Most importantly, as the figure below shows, in 2016 informed voters were more likely to have supported the candidate whose policies were closer to their own preferences. In short, in 2016, candidates knew that voters were informed about policy and cared about it, voters knew the policies that candidates proposed to implement, and both acted as if policy mattered.
Figure 1 Flyers with campaign promises for the 2016 election led voters to prefer candidates with similar policy preferences
Voters also used the flyer information to make retrospective judgments about politician performance. Those who received information about both current (2016) and past (2013) promises could compare the campaign promises with the actions of incumbent mayors. Compared to other voters, they were more likely to vote for incumbents who fulfilled past promises. They also perceived these incumbents as more honest and competent.
Putting the findings in perspective
The intervention did not turn Ilocos into Switzerland and clientelist relationships between politicians and voters still played a tangible role. Vote-buying was significant even in areas where voters had received flyers. Moreover, voters with personal ties to one of the candidates exhibited a significantly weaker response to information about candidates’ promises. This stands to reason: these voters stood to lose the most by switching to policy-based voting.
At the same time, mayoral candidates in the Philippines are astute campaigners. They understand their constituencies and allocate campaign resources thoughtfully. Why, then, did a third party have to implement this relatively cheap – and electorally effective – flyer campaign? The answer lies precisely with the acute calculations that mayors make regarding campaign strategy: vote-buying is simply more cost-effective. Buying the votes of a household costs more than giving the household informative flyers. However, flyers affect the votes of only a subset of voters, those whose preferences are aligned with the candidate’s promises, and even then are one factor among others that influence voter behaviour. Vote-buying, in contrast, is highly predictive of electoral support. We calculate that flyers returned 16 votes per $500, assuming a candidate could target voters most closely aligned with his or her promises. In comparison, $500 spent on vote-buying returned 40 votes.
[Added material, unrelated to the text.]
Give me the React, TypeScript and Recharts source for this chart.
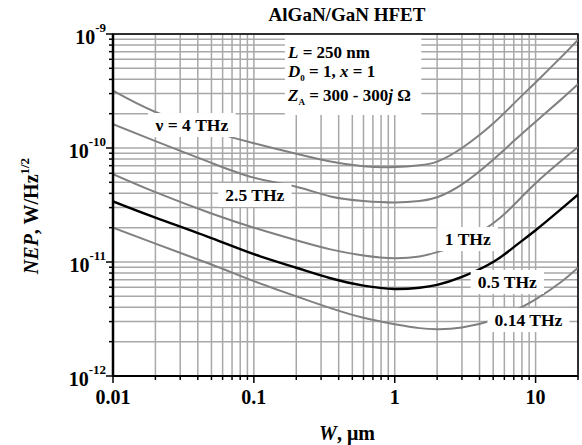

A path away from clientelist elections
Despite the advantages of vote-buying relative to policy information campaigns, there is still a path towards elections that give greater weight to policies and programmes. On the one hand, non-governmental or media organisations could provide this type of policy information even if candidates have weak incentives to do so. On the other hand, the more that politicians are compelled to deliver on their policy promises, the less flexibility and resources they have with which to buy votes. Other measures can also make policy-based competition more attractive to politicians relative to vote-buying, but these depend on the politicians themselves. For example, politicians could adopt and enforce measures that criminalise vote-buying, or finance more administrative measures that make vote-buying less efficacious, such as procedural changes to improve voter privacy when casting ballots, and additional safeguards to ensure ballot secrecy.
The Philippines is only one of many countries struggling with the dominance of clientelist politics. But the lessons learned from altering candidates’ incentives and improving voter information could be applied across the world. They could help to provide a pathway for more developing countries to shift to a policy-based political system.